Per my calculations, assuming a 1 MB per frame, the current maximum potential frame rate is 12.5 fps, given that the data transferred from the oscilloscope to the computer is at 100 Mb/s. However the Ethernet cable used is rated for 1 Gb/s, so the theoretical maximum frame rate is 125 fps. This is the biggest bottleneck of the current system. As the system currently only outputs 4 fps, adding a discrete GPU at this stage only has a max potential of 12.5 fps. Thus this issue needs to be solved before any graphics card is implemented. The current plans for this are to identify the cause of this bottleneck. Possible areas of defect are the Ethernet cable and the oscilloscope. A quick option is to test another 1 Gb/s Ethernet to verify if the problem is the cable itself or something to do with the oscilloscope. Another solution that we are currently looking at is to change the data transfer from ethernet to USB-C which is rated at 5 Gb/s. This would allow us a theoretical max of frame rate of 625 fps. If the USB-C solution proves successful, while the Ethernet change does not, then we can identify the possible defect being the Ethernet port. If the USB-C solution does not prove successful, then the problem is most likely the oscilloscope. In this situation, if there is no way to fix the oscilloscope through its settings then we may have to use the secondary oscilloscope to replace the current one. Finally, if all these solutions fail, then we must take a look at other areas, such as the computer or the Python code.

In addition to the identifying and alleviating the system’s limitations, I researched the potential boost in framerate for several graphics cards. The main desktop used houses an Intel i5-6500 which contains an Intel HD Graphics 530 integrated GPU and the secondary desktop has an Intel HD Graphics 3000. The comparison between the current graphics versus the graphics cards in our list are shown in Table 1. The percentage column of the table is based on the HD 530’s performance because that was the system tested and resulted in 4 fps. The equation for calculating the potential fps goes as follows:

fps = 4 + percentage * 4

All data was pulled from https://gpu.userbenchmark.com. This is a site that collects data and calculates effective 3D speeds on each GPU from thousands of samples. The tests consist of four rendering tests: an NBody particle system, a flocking swarm, geometry shading performance, and parallax. With these four tests the effective 3D speed is calculated based on the frame rate per test. The site also allows you to compare graphics cards against each other to attain a better grasp on their performance difference.

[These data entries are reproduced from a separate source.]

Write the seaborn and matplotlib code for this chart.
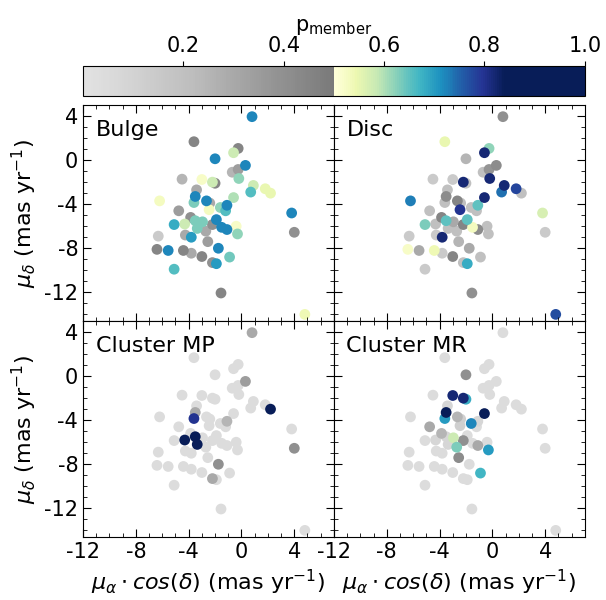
import numpy as np
import pandas as pd
import matplotlib
matplotlib.use("Agg")
import matplotlib.pyplot as plt
import seaborn as sns
from matplotlib.colors import ListedColormap, Normalize
from matplotlib.cm import ScalarMappable
from matplotlib.ticker import MultipleLocator

plt.rcParams['axes.unicode_minus'] = False

# proper motions of the stars (same stars in every panel)
pmra = [0.8, -3.6, -0.25, -0.6, -2.0, 0.3, -0.7, -0.25, -4.5, -3.0,
        -2.2, -2.0, -0.2, 0.9, 0.7, 1.8, 2.2, -3.4, -3.5, -6.2,
        -3.6, -2.65, -2.4, -0.6, -1.1, -1.6, -4.75, -2.45, -1.2, 3.8,
        -3.5, -4.3, -5.1, -3.35, -1.9, -2.2, -1.5, -1.1, -0.4, -0.3,
        4.0, -6.3, -4.25, -3.8, -2.55, -1.75, -6.4, -5.55, -4.4, -3.8,
        -3.0, -0.9, -2.2, -1.9, -5.1, -1.55, 4.8, -2.95, -2.7, -3.85]
pmdec = [3.94, 1.67, 1.06, 0.67, 0.12, -0.48, -1.1, -0.85, -1.73, -1.76,
         -2.0, -2.1, -1.67, -2.3, -2.9, -2.6, -3.0, -2.7, -3.3, -3.7,
         -3.85, -3.7, -3.9, -3.4, -4.1, -4.3, -4.6, -4.5, -4.6, -4.8,
         -5.5, -5.8, -5.85, -6.2, -5.4, -5.85, -6.1, -6.3, -6.0, -6.7,
         -6.55, -6.9, -6.8, -7.0, -7.4, -8.0, -8.1, -8.2, -8.2, -8.45,
         -8.75, -8.8, -9.3, -9.4, -9.9, -12.06, -14.0, -5.6, -6.45, -5.2]

# membership probabilities per population
p_bulge = [0.72, 0.45, 0.45, 0.58, 0.72, 0.72, 0.25, 0.35, 0.25, 0.52,
           0.58, 0.45, 0.62, 0.58, 0.66, 0.55, 0.55, 0.30, 0.72, 0.53,
           0.63, 0.72, 0.30, 0.60, 0.72, 0.62, 0.35, 0.53, 0.66, 0.72,
           0.63, 0.58, 0.68, 0.63, 0.72, 0.40, 0.72, 0.72, 0.52, 0.62,
           0.40, 0.15, 0.30, 0.70, 0.35, 0.72, 0.45, 0.72, 0.45, 0.30,
           0.45, 0.64, 0.40, 0.70, 0.66, 0.45, 0.54, 0.63, 0.30, 0.40]
p_disc = [0.40, 0.55, 0.62, 0.82, 0.25, 0.42, 0.20, 0.38, 0.15, 0.15,
          0.82, 0.20, 0.82, 0.82, 0.74, 0.78, 0.20, 0.20, 0.42, 0.73,
          0.20, 0.45, 0.20, 0.82, 0.65, 0.20, 0.20, 0.80, 0.20, 0.57,
          0.65, 0.20, 0.63, 0.20, 0.65, 0.45, 0.53, 0.42, 0.20, 0.20,
          0.15, 0.15, 0.15, 0.82, 0.25, 0.30, 0.52, 0.30, 0.54, 0.15,
          0.45, 0.20, 0.20, 0.68, 0.15, 0.40, 0.77, 0.30, 0.20, 0.45]
p_mp = [0.30, 0.05, 0.05, 0.05, 0.05, 0.35, 0.05, 0.05, 0.05, 0.05,
        0.05, 0.05, 0.05, 0.05, 0.05, 0.05, 0.92, 0.05, 0.30, 0.05,
        0.80, 0.05, 0.05, 0.05, 0.25, 0.05, 0.05, 0.05, 0.05, 0.05,
        0.85, 0.92, 0.05, 0.92, 0.05, 0.05, 0.05, 0.05, 0.05, 0.05,
        0.40, 0.05, 0.05, 0.05, 0.05, 0.40, 0.05, 0.05, 0.05, 0.05,
        0.05, 0.05, 0.30, 0.05, 0.05, 0.05, 0.05, 0.05, 0.05, 0.05]
p_mr = [0.05, 0.05, 0.05, 0.05, 0.40, 0.05, 0.05, 0.05, 0.05, 0.82,
        0.82, 0.68, 0.05, 0.05, 0.05, 0.05, 0.05, 0.08, 0.85, 0.05,
        0.70, 0.25, 0.12, 0.86, 0.08, 0.72, 0.30, 0.12, 0.05, 0.05,
        0.08, 0.08, 0.05, 0.08, 0.05, 0.40, 0.05, 0.30, 0.05, 0.70,
        0.05, 0.05, 0.05, 0.05, 0.42, 0.05, 0.05, 0.05, 0.05, 0.05,
        0.05, 0.67, 0.05, 0.05, 0.05, 0.05, 0.05, 0.58, 0.63, 0.25]

panels = ['Bulge', 'Disc', 'Cluster MP', 'Cluster MR']
probs = [p_bulge, p_disc, p_mp, p_mr]

# grey below 0.5, YlGnBu above (reaches navy around 0.84)
greys = plt.cm.Greys(np.linspace(0.2, 0.6, 128))
blues = plt.cm.YlGnBu(np.clip(np.linspace(0, 1, 128) / 0.68, 0, 1))
cmap = ListedColormap(np.vstack([greys, blues]))

fig = plt.figure(figsize=(6.06, 6.0), dpi=100)
gs = fig.add_gridspec(2, 2, left=0.137, right=0.965, bottom=0.105, top=0.825,
                      hspace=0, wspace=0)
axes = gs.subplots(sharex=True, sharey=True)

for ax, name, p in zip(axes.flat, panels, probs):
    df = pd.DataFrame({'pmra': pmra, 'pmdec': pmdec, 'p': p}).sort_values('p')
    sns.scatterplot(data=df, x='pmra', y='pmdec', hue='p', palette=cmap,
                    hue_norm=(0, 1), s=60, edgecolor='none', legend=False, ax=ax)
    ax.text(0.05, 0.93, name, transform=ax.transAxes, fontsize=16, va='top')
    ax.set_xlim(-12, 7)
    ax.set_ylim(-14.6, 5)
    ax.set_xticks([-12, -8, -4, 0, 4])
    ax.set_yticks([-12, -8, -4, 0, 4])
    ax.xaxis.set_minor_locator(MultipleLocator(1))
    ax.yaxis.set_minor_locator(MultipleLocator(1))
    ax.tick_params(which='both', direction='in', top=True, right=True, labelsize=15)
    ax.tick_params(which='major', length=6)
    ax.tick_params(which='minor', length=3)
    ax.set_xlabel('')
    ax.set_ylabel('')

for ax in axes[:, 0]:
    ax.set_ylabel(r'$\mu_\delta$ (mas yr$^{-1}$)', fontsize=16)
for ax in axes[1, :]:
    ax.set_xlabel(r'$\mu_\alpha \cdot cos(\delta)$ (mas yr$^{-1}$)', fontsize=16)

cax = fig.add_axes([0.137, 0.84, 0.828, 0.05])
cb = fig.colorbar(ScalarMappable(norm=Normalize(0, 1), cmap=cmap), cax=cax,
                  orientation='horizontal')
cb.set_ticks([0.2, 0.4, 0.6, 0.8, 1.0])
cax.xaxis.set_ticks_position('top')
cax.xaxis.set_label_position('top')
cax.tick_params(labelsize=15)
cb.set_label(r'p$_{\rm member}$', fontsize=15)

fig.savefig('out.png', dpi=100)
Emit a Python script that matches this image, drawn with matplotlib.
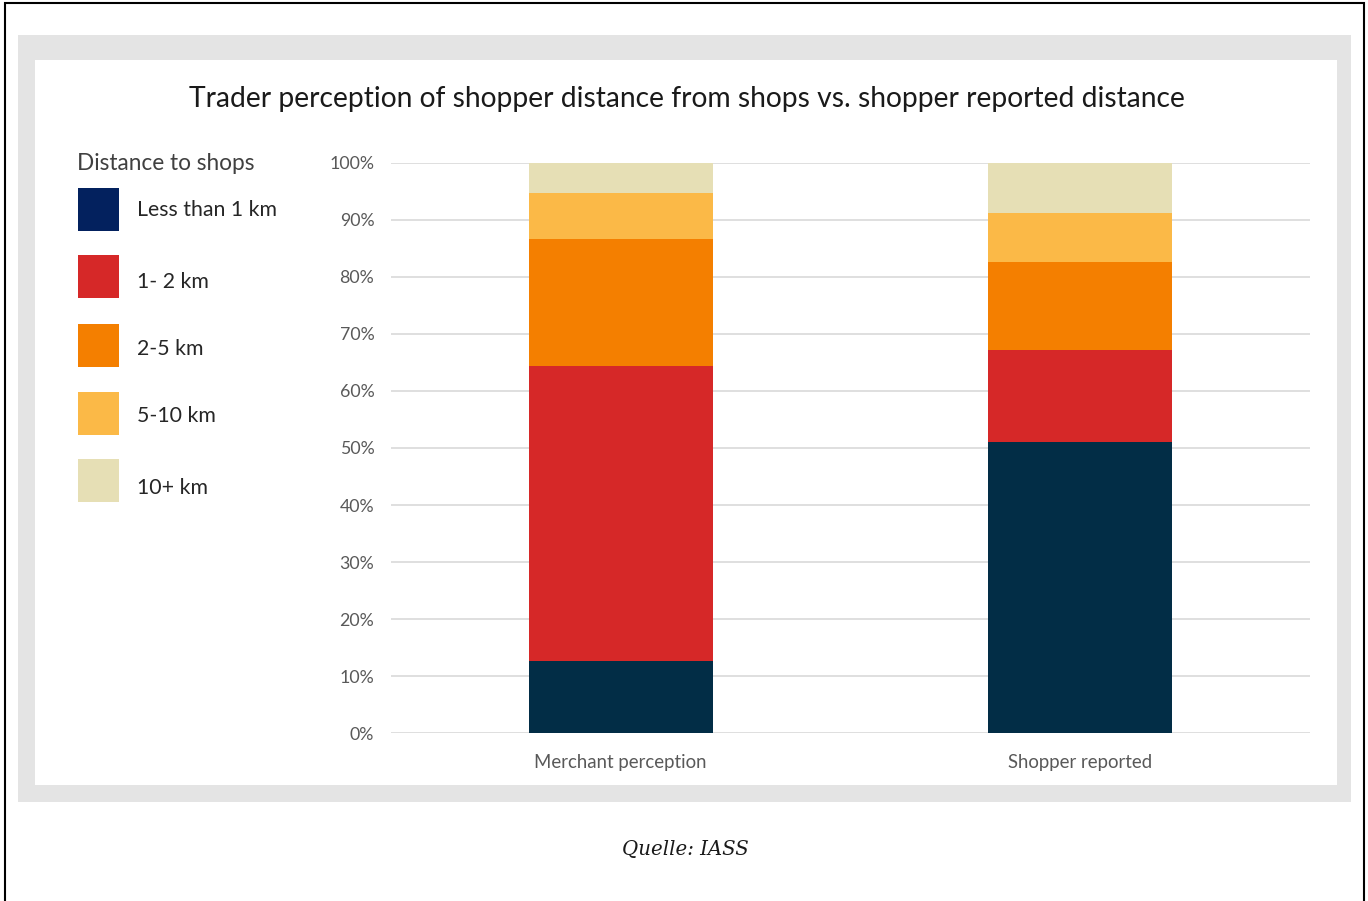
import matplotlib
matplotlib.use("Agg")
import matplotlib.pyplot as plt
from matplotlib.patches import Rectangle
import numpy as np

categories = ["Merchant perception", "Shopper reported"]
series_names = ["Less than 1 km", "1- 2 km", "2-5 km", "5-10 km", "10+ km"]
less_1km = [12.6, 51.1]
km_1_2 = [51.8, 16.1]
km_2_5 = [22.2, 15.4]
km_5_10 = [8.1, 8.5]
km_10_plus = [5.3, 8.9]
yticks = [0, 10, 20, 30, 40, 50, 60, 70, 80, 90, 100]
ytick_labels = [f"{v}%" for v in yticks]

series = [less_1km, km_1_2, km_2_5, km_5_10, km_10_plus]
bar_colors = ["#022d46", "#d62828", "#f47f00", "#fbb947", "#e6dfb5"]
legend_colors = ["#03215e", "#d62828", "#f47f00", "#fbb947", "#e6dfb5"]

W, H = 1368, 901
fig = plt.figure(figsize=(W / 100, H / 100), dpi=100)
fig.patch.set_facecolor("white")

def fx(px):
    return px / W

def fy(py):
    return 1 - py / H

# frames
fig.patches.append(Rectangle((fx(5), fy(915)), fx(1364) - fx(5), fy(3) - fy(915),
                             transform=fig.transFigure, facecolor="white",
                             edgecolor="black", linewidth=1.5, zorder=-10))
fig.patches.append(Rectangle((fx(18), fy(802)), fx(1351) - fx(18), fy(35) - fy(802),
                             transform=fig.transFigure, facecolor="#e4e4e4",
                             edgecolor="none", zorder=-9))
fig.patches.append(Rectangle((fx(35), fy(785)), fx(1337) - fx(35), fy(60) - fy(785),
                             transform=fig.transFigure, facecolor="white",
                             edgecolor="none", zorder=-8))

ax = fig.add_axes([fx(391), fy(733.3), fx(1310) - fx(391), fy(162.7) - fy(733.3)])
ax.set_zorder(1)
ax.set_facecolor("none")
x = np.arange(len(categories))
bottom = np.zeros(len(categories))
for vals, col, name in zip(series, bar_colors, series_names):
    ax.bar(x, vals, width=0.4, bottom=bottom, color=col, label=name, zorder=3)
    bottom += np.array(vals)

ax.set_xlim(-0.5, 1.5)
ax.set_ylim(0, 100)
ax.set_yticks(yticks)
ax.set_yticklabels(ytick_labels)
ax.set_xticks(x)
ax.set_xticklabels(categories)
ax.yaxis.grid(True, color="#d9d9d9", linewidth=1.2, zorder=0)
ax.set_axisbelow(True)
for s in ax.spines.values():
    s.set_visible(False)
ax.tick_params(axis="both", length=0, colors="#595959")
ax.tick_params(axis="y", pad=12, labelsize=12.8)
ax.tick_params(axis="x", pad=15, labelsize=13.4)
for lab in ax.get_xticklabels() + ax.get_yticklabels():
    lab.set_fontfamily("Lato")
    lab.set_color("#595959")

# title
fig.text(fx(687), fy(99), "Trader perception of shopper distance from shops vs. shopper reported distance",
         ha="center", va="center", fontsize=20.3, family="Lato", color="#1a1a1a")

# legend
fig.text(fx(77), fy(163), "Distance to shops", ha="left", va="center",
         fontsize=16.3, family="Lato", color="#404040")
leg_tops = [188, 255, 324, 392, 459]
leg_text_y = [210, 282, 349, 416, 488]
for name, col, top, ty in zip(series_names, legend_colors, leg_tops, leg_text_y):
    fig.patches.append(Rectangle((fx(78), fy(top + 43)), fx(119) - fx(78), fy(top) - fy(top + 43),
                                 transform=fig.transFigure, facecolor=col,
                                 edgecolor="none", zorder=2))
    fig.text(fx(137), fy(ty), name, ha="left", va="center",
             fontsize=15.3, family="Lato", color="#262626")

fig.text(fx(685), fy(850), "Quelle: IASS", ha="center", va="center",
         fontsize=14.2, family="DejaVu Serif", style="italic", color="#1a1a1a")

fig.savefig("out.png", dpi=100)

According to Table 1, all the graphics cards would be under the 125 fps theoretical max data transfer speed of the system, once properly fixed. However, these numbers are a rough estimate as they are assuming that the code uses purely the integrated graphics to perform the rendering and that the new GPU would take over the entire workload. In addition, while the benchmarks used by the web service serve as a good reference point, they do not exactly match the work our system would put on the GPU.

GPU Conclusions

Overall, any of the listed graphics cards have the potential to make a significant performance boost. However, the main desktop does not have the spacial capacity to mount any of these graphics cards. We want to use the main desktop over the secondary due to it having better components across the board, including a better CPU and twice as much RAM. If possible we would like to either switch chassis or purchase a larger chassis. A backup of all important files would need to be created as a precaution if this plan is put into action. Both Alex and I have experience building computers so the process would not be too difficult, but nevertheless, it is still a risky idea. An external graphics card is also a feasible option, however we would like to refrain from taking this route as it would add another connection to the system, thus introducing the potential for loss. Another option is to build a new computer from the ground up. In this case, we could control every component that goes into the system, opting for higher or lower-end components based on the OCT system’s needs and aiming to obtain a high price-to-performance ratio. Alex and I planned out a quick Intel-based component list which would cost just over $1000 that includes an Intel i5-9400F, an RTX 2070 SUPER, 16GB of DDR4 RAM and a sufficient amount of power, storage, and space. This would not only provide us a significant GPU performance boost, but also a CPU boost. This is only a preliminary list and there is a potential for an AMD Ryzen alternative or refinement of the current list. If none of these options are approved, then we would have to use the secondary desktop.

It should be noted that another advantage of building a new desktop is the longevity of the system. With new-gen hardware, the PC system is built to last for years to come, without the need for upgrades for a long period. Future capstones that aim to build upon this work will not need to dedicate many resources towards improving the PC system and instead can focus upon other aspects.

Looking Ahead

This coming week’s focus is on diligent preparation for the upcoming midterm review with the LMU Seaver faculty. We have scheduled meetings with Dr. Aghari for another complete laboratory run-through and an in-depth explanation of the system. By the end of this week, we will be able to confidently perform our own experiment with the system as well as capably explain it in stages.

Outside of the review, the next steps we plan to take are further familiarization with the Python code and further research on GPU architecture, including NVIDIA’s software environment CUDA. Additionally, we will prepare alternative parts lists for potential PC builds, including a Zen 2 Ryzen based system. The Ryzen platform is more desirable due to higher boosted clock speeds and reduced power consumption. These extra processor cores compared to Intel’s Kaby and Coffee lake microarchitectures are better for multitasking. However, Intel’s cores are more powerful but come at a higher price point. Similarly, Ryzen is considered the best option for budget-oriented systems.